Problem statement = Without the pictures, extract every line from the start of the material to the line containing "plt.rcParams['font.family'] = ['DejaVu Sans']", both ends included.

Dataset extract =
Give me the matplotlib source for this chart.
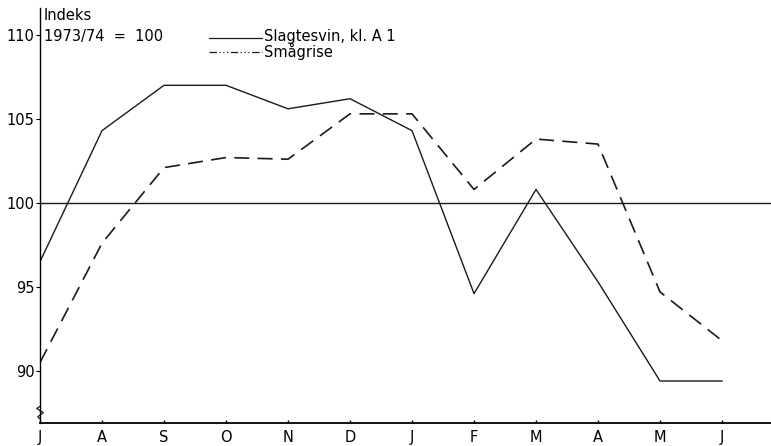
import matplotlib
matplotlib.use('Agg')
import matplotlib.pyplot as plt
import numpy as np

plt.rcParams['font.family'] = ['DejaVu Sans']

# Data (index 1973/74 = 100)
months = ['J', 'A', 'S', 'O', 'N', 'D', 'J', 'F', 'M', 'A', 'M', 'J']
slagtesvin = [96.5, 104.3, 107.0, 107.0, 105.6, 106.2, 104.3, 94.6, 100.8, 95.3, 89.4, 89.4]
smaagrise = [90.5, 97.6, 102.1, 102.7, 102.6, 105.3, 105.3, 100.8, 103.8, 103.5, 94.7, 91.8]
yticks = [90, 95, 100, 105, 110]

fig = plt.figure(figsize=(7.71, 4.46), dpi=100)
ax = fig.add_axes([40 / 771, 23 / 446, 731 / 771, 415 / 446])

x = np.arange(len(months))
ax.plot(x, slagtesvin, color='#1a1a1a', linewidth=1.0)
ax.plot(x, smaagrise, color='#1a1a1a', linewidth=1.2, dashes=(9, 5))
ax.axhline(100, color='#1a1a1a', linewidth=1.0)

ax.set_xlim(0, 11.79)
ax.set_ylim(86.9, 111.6)

for s in ['top', 'right']:
    ax.spines[s].set_visible(False)
ax.spines['left'].set_linewidth(1.0)
ax.spines['bottom'].set_linewidth(1.3)

ax.set_yticks(yticks)
ax.set_yticklabels([str(t) for t in yticks], fontsize=10.5)
ax.tick_params(axis='y', direction='out', length=3, width=0.8, pad=1)
ax.set_xticks(x)
ax.set_xticklabels(months, fontsize=10.5)
ax.tick_params(axis='x', direction='in', length=2, width=1.0, pad=5)

# axis break marker near the bottom of the y axis
bx = [0, -0.0045, 0.0045, -0.003, 0]
by = [0.04, 0.035, 0.025, 0.015, 0.01]
ax.plot(bx, by, transform=ax.transAxes, color='white', linewidth=3, clip_on=False)
ax.plot(bx, by, transform=ax.transAxes, color='#1a1a1a', linewidth=0.9, clip_on=False)

# titles and hand-drawn legend
fig.text(44 / 771, 1 - 15 / 446, 'Indeks', fontsize=10.5, va='center')
fig.text(44 / 771, 1 - 36 / 446, '1973/74  =  100', fontsize=10.5, va='center')
fig.lines.append(plt.Line2D([209 / 771, 262 / 771], [1 - 38 / 446, 1 - 38 / 446],
                            transform=fig.transFigure, color='#1a1a1a', linewidth=0.9))
fig.lines.append(plt.Line2D([209 / 771, 262 / 771], [1 - 52 / 446, 1 - 52 / 446],
                            transform=fig.transFigure, color='#1a1a1a', linewidth=0.9,
                            dashes=(6, 2, 1, 2, 1, 2, 1, 2)))
fig.text(264 / 771, 1 - 36 / 446, 'Slagtesvin, kl. A 1', fontsize=10.5, va='center')
fig.text(264 / 771, 1 - 51 / 446, 'Smågrise', fontsize=10.5, va='center')

plt.savefig('out.png', dpi=100)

Task output =
Give me the matplotlib source for this chart.
import matplotlib
matplotlib.use('Agg')
import matplotlib.pyplot as plt
import numpy as np

plt.rcParams['font.family'] = ['DejaVu Sans']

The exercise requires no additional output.